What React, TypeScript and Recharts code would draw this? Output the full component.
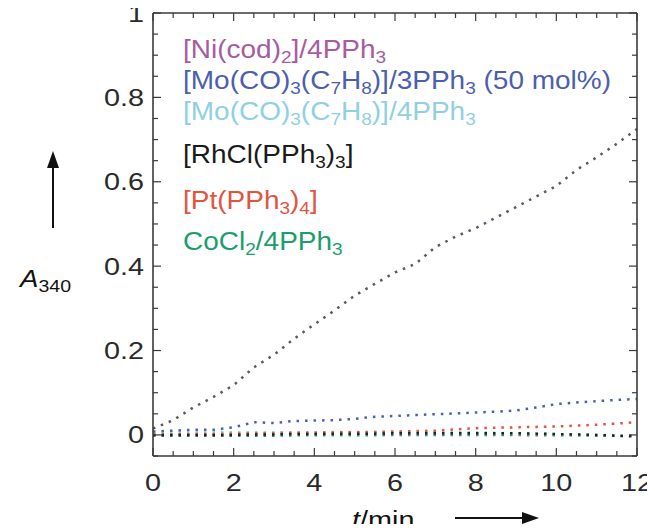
import React from "react";
import { LineChart, Line, XAxis, YAxis } from "recharts";

// ---- data (t / min, absorbance A340) ----
const times = [0, 0.5, 1, 1.5, 2, 2.5, 3, 3.5, 4, 4.5, 5, 5.5, 6, 6.5, 7, 7.5, 8, 8.5, 9, 9.5, 10, 10.5, 11, 11.5, 12];
const niValues = [0.015, 0.035, 0.065, 0.09, 0.118, 0.16, 0.19, 0.228, 0.262, 0.295, 0.33, 0.358, 0.385, 0.405, 0.445, 0.47, 0.49, 0.515, 0.54, 0.565, 0.59, 0.628, 0.658, 0.69, 0.725];
const moHalfValues = [0.008, 0.01, 0.012, 0.012, 0.018, 0.03, 0.028, 0.033, 0.034, 0.035, 0.038, 0.043, 0.045, 0.047, 0.049, 0.051, 0.053, 0.055, 0.058, 0.065, 0.073, 0.077, 0.08, 0.083, 0.085];
const moValues = [0.004, 0.005, 0.006, 0.006, 0.006, 0.006, 0.006, 0.006, 0.006, 0.007, 0.007, 0.007, 0.007, 0.007, 0.006, 0.006, 0.006, 0.005, 0.004, 0.003, 0.002, 0.001, 0.0, -0.001, -0.002];
const rhValues = [0.0, 0.0, 0.0, 0.0, 0.0, 0.001, 0.001, 0.002, 0.002, 0.003, 0.003, 0.003, 0.004, 0.004, 0.004, 0.004, 0.004, 0.004, 0.004, 0.003, 0.002, 0.001, 0.0, -0.002, -0.004];
const ptValues = [0.0, 0.001, 0.002, 0.002, 0.003, 0.004, 0.004, 0.005, 0.005, 0.006, 0.006, 0.007, 0.008, 0.009, 0.01, 0.013, 0.016, 0.017, 0.018, 0.019, 0.02, 0.022, 0.024, 0.027, 0.03];
const coValues = [-0.002, -0.002, -0.002, -0.002, -0.002, -0.002, -0.002, -0.001, -0.001, -0.001, -0.001, -0.001, 0.0, 0.0, 0.0, 0.0, 0.0, 0.0, 0.0, -0.001, -0.001, -0.001, -0.002, -0.002, -0.002];

const xTicks = [0, 0.5, 1, 1.5, 2, 2.5, 3, 3.5, 4, 4.5, 5, 5.5, 6, 6.5, 7, 7.5, 8, 8.5, 9, 9.5, 10, 10.5, 11, 11.5, 12];
const xLabelTicks = [0, 2, 4, 6, 8, 10, 12];
const yTicks = [-0.05, 0, 0.05, 0.1, 0.15, 0.2, 0.25, 0.3, 0.35, 0.4, 0.45, 0.5, 0.55, 0.6, 0.65, 0.7, 0.75, 0.8, 0.85, 0.9, 0.95, 1];
const yLabelTicks = [0, 0.2, 0.4, 0.6, 0.8, 1];
const yLabelTexts = ["0", "0.2", "0.4", "0.6", "0.8", "1"];
const X_DOMAIN: [number, number] = [0, 12];
const Y_DOMAIN: [number, number] = [-0.05, 1];

const data = times.map((t, i) => ({
  t,
  ni: niValues[i],
  moHalf: moHalfValues[i],
  mo: moValues[i],
  rh: rhValues[i],
  pt: ptValues[i],
  co: coValues[i],
}));

const FONT = "'Liberation Sans', Arial, Helvetica, sans-serif";
const FRAME = "#3a3a3a";
const TXT = "#2a2a2a";

// chart geometry
const W = 639;
const H = 516;
const MARGIN = { top: 5, right: 10, bottom: 68, left: 145 };
const AX = 1; // axis thickness reserved by XAxis height / YAxis width
const PLOT = {
  left: MARGIN.left,
  right: W - MARGIN.right,
  top: MARGIN.top,
  bottom: H - MARGIN.bottom,
};

const near = (a: number, b: number) => Math.abs(a - b) < 1e-6;

const BottomTick = (props: any) => {
  const { x, y, payload } = props;
  const v = payload.value as number;
  const major = xLabelTicks.some((m) => near(m, v));
  return (
    <g>
      <line x1={x} x2={x} y1={y} y2={y - (major ? 8 : 5)} stroke={FRAME} strokeWidth={1.2} />
      {major && (
        <text
          transform={`translate(${x},${y + 35}) scale(1.2,1)`}
          textAnchor="middle"
          fontFamily={FONT}
          fontSize={24}
          fill={TXT}
        >
          {String(v)}
        </text>
      )}
    </g>
  );
};

const LeftTick = (props: any) => {
  const { x, y, payload } = props;
  const v = payload.value as number;
  const idx = yLabelTicks.findIndex((m) => near(m, v));
  const major = idx >= 0;
  return (
    <g>
      <line x1={x} x2={x + (major ? 8 : 5)} y1={y} y2={y} stroke={FRAME} strokeWidth={1.2} />
      {major && (
        <text
          transform={`translate(${x - 9},${y + 8.5}) scale(1.2,1)`}
          textAnchor="end"
          fontFamily={FONT}
          fontSize={24}
          fill={TXT}
        >
          {yLabelTexts[idx]}
        </text>
      )}
    </g>
  );
};

type Seg = { s: string; sub?: boolean };
const legendRows: { color: string; baseline: number; segs: Seg[] }[] = [
  { color: "#a85c9f", baseline: 50, segs: [{ s: "[Ni(cod)" }, { s: "2", sub: true }, { s: "]/4PPh" }, { s: "3", sub: true }] },
  {
    color: "#4b5fae",
    baseline: 81,
    segs: [
      { s: "[Mo(CO)" }, { s: "3", sub: true }, { s: "(C" }, { s: "7", sub: true }, { s: "H" }, { s: "8", sub: true },
      { s: ")]/3PPh" }, { s: "3", sub: true }, { s: " (50 mol%)" },
    ],
  },
  {
    color: "#8fd0e2",
    baseline: 112,
    segs: [
      { s: "[Mo(CO)" }, { s: "3", sub: true }, { s: "(C" }, { s: "7", sub: true }, { s: "H" }, { s: "8", sub: true },
      { s: ")]/4PPh" }, { s: "3", sub: true },
    ],
  },
  { color: "#1a1a1a", baseline: 155, segs: [{ s: "[RhCl(PPh" }, { s: "3", sub: true }, { s: ")" }, { s: "3", sub: true }, { s: "]" }] },
  { color: "#e0553f", baseline: 201, segs: [{ s: "[Pt(PPh" }, { s: "3", sub: true }, { s: ")" }, { s: "4", sub: true }, { s: "]" }] },
  { color: "#1c9e6c", baseline: 242, segs: [{ s: "CoCl" }, { s: "2", sub: true }, { s: "/4PPh" }, { s: "3", sub: true }] },
];

const renderSegs = (segs: Seg[]) => {
  const out: React.ReactNode[] = [];
  let down = false;
  segs.forEach((g, i) => {
    if (g.sub) {
      out.push(
        <tspan key={i} dy={down ? 0 : 5} fontSize={17}>
          {g.s}
        </tspan>
      );
      down = true;
    } else {
      out.push(
        <tspan key={i} dy={down ? -5 : 0} fontSize={25}>
          {g.s}
        </tspan>
      );
      down = false;
    }
  });
  return out;
};

const lineProps = {
  strokeWidth: 2.5,
  strokeDasharray: "2.5 6",
  dot: false as const,
  isAnimationActive: false,
  type: "linear" as const,
};

// frame decoration (top & right edges with inward ticks), using the same domains as the axes
const fx = (t: number) => PLOT.left + ((t - X_DOMAIN[0]) / (X_DOMAIN[1] - X_DOMAIN[0])) * (PLOT.right - PLOT.left);
const fy = (v: number) => PLOT.bottom - ((v - Y_DOMAIN[0]) / (Y_DOMAIN[1] - Y_DOMAIN[0])) * (PLOT.bottom - PLOT.top);

export default function App() {
  return (
    <div style={{ position: "relative", width: W, height: H }}>
      <style>{`.recharts-wrapper, .recharts-wrapper svg, svg.recharts-surface { overflow: visible !important; }`}</style>
      <LineChart
        width={W}
        height={H}
        data={data}
        margin={{ top: MARGIN.top, right: MARGIN.right, bottom: MARGIN.bottom - AX, left: MARGIN.left - AX }}
      >
        <XAxis
          dataKey="t"
          type="number"
          domain={X_DOMAIN}
          ticks={xTicks}
          interval={0}
          height={AX}
          tickSize={0}
          tickMargin={0}
          tickLine={false}
          axisLine={{ stroke: FRAME, strokeWidth: 1.6 }}
          tick={<BottomTick />}
        />
        <YAxis
          type="number"
          domain={Y_DOMAIN}
          ticks={yTicks}
          interval={0}
          width={AX}
          tickSize={0}
          tickMargin={0}
          tickLine={false}
          allowDataOverflow
          axisLine={{ stroke: FRAME, strokeWidth: 1.6 }}
          tick={<LeftTick />}
        />
        <Line dataKey="co" stroke="#1c9e6c" {...lineProps} />
        <Line dataKey="mo" stroke="#8fd0e2" {...lineProps} />
        <Line dataKey="pt" stroke="#e0553f" {...lineProps} />
        <Line dataKey="moHalf" stroke="#4b5fae" {...lineProps} />
        <Line dataKey="rh" stroke="#222222" {...lineProps} />
        <Line dataKey="ni" stroke="#62526b" {...lineProps} />
      </LineChart>
      <svg
        width={W}
        height={H}
        style={{ position: "absolute", left: 0, top: 0, pointerEvents: "none", overflow: "visible" }}
      >
        {/* top and right frame edges */}
        <line x1={PLOT.left} x2={PLOT.right} y1={PLOT.top} y2={PLOT.top} stroke={FRAME} strokeWidth={1.6} />
        <line x1={PLOT.right} x2={PLOT.right} y1={PLOT.top} y2={PLOT.bottom} stroke={FRAME} strokeWidth={1.6} />
        {xTicks.map((t) => (
          <line
            key={`tt${t}`}
            x1={fx(t)}
            x2={fx(t)}
            y1={PLOT.top}
            y2={PLOT.top + (xLabelTicks.some((m) => near(m, t)) ? 8 : 5)}
            stroke={FRAME}
            strokeWidth={1.2}
          />
        ))}
        {yTicks.map((v) => (
          <line
            key={`rt${v}`}
            x1={PLOT.right}
            x2={PLOT.right - (yLabelTicks.some((m) => near(m, v)) ? 8 : 5)}
            y1={fy(v)}
            y2={fy(v)}
            stroke={FRAME}
            strokeWidth={1.2}
          />
        ))}
        <g transform="translate(175,0) scale(1.12,1)" fontFamily={FONT}>
          {legendRows.map((r, i) => (
            <text key={i} x={0} y={r.baseline} fill={r.color}>
              {renderSegs(r.segs)}
            </text>
          ))}
        </g>
        {/* y axis label with arrow */}
        <line x1={45} x2={45} y1={220} y2={156} stroke="#111" strokeWidth={2} />
        <polygon points="45,143 39,160 51,160" fill="#111" />
        <text transform="translate(12,279) scale(1.15,1)" fontFamily={FONT} fill="#111">
          <tspan fontSize={24} fontStyle="italic">A</tspan>
          <tspan fontSize={17} dy={5}>340</tspan>
        </text>
        {/* x axis label with arrow */}
        <text transform="translate(344,520) scale(1.2,1)" fontFamily={FONT} fill="#111">
          <tspan fontSize={24} fontStyle="italic">t</tspan>
          <tspan fontSize={24}>/min</tspan>
        </text>
        <line x1={447} x2={517} y1={510} y2={510} stroke="#111" strokeWidth={2} />
        <polygon points="531,510 514,504 514,516" fill="#111" />
      </svg>
    </div>
  );
}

* **WHAT YOU ARE ASKED TO DO**
Starting at the first line of the material, output exactly the lines up to and including the one with "Line, XAxis, YAxis". Do not include the pictures.

* **THE COMPLETED TASK**
What React, TypeScript and Recharts code would draw this? Output the full component.
import React from "react";
import { LineChart, Line, XAxis, YAxis } from "recharts";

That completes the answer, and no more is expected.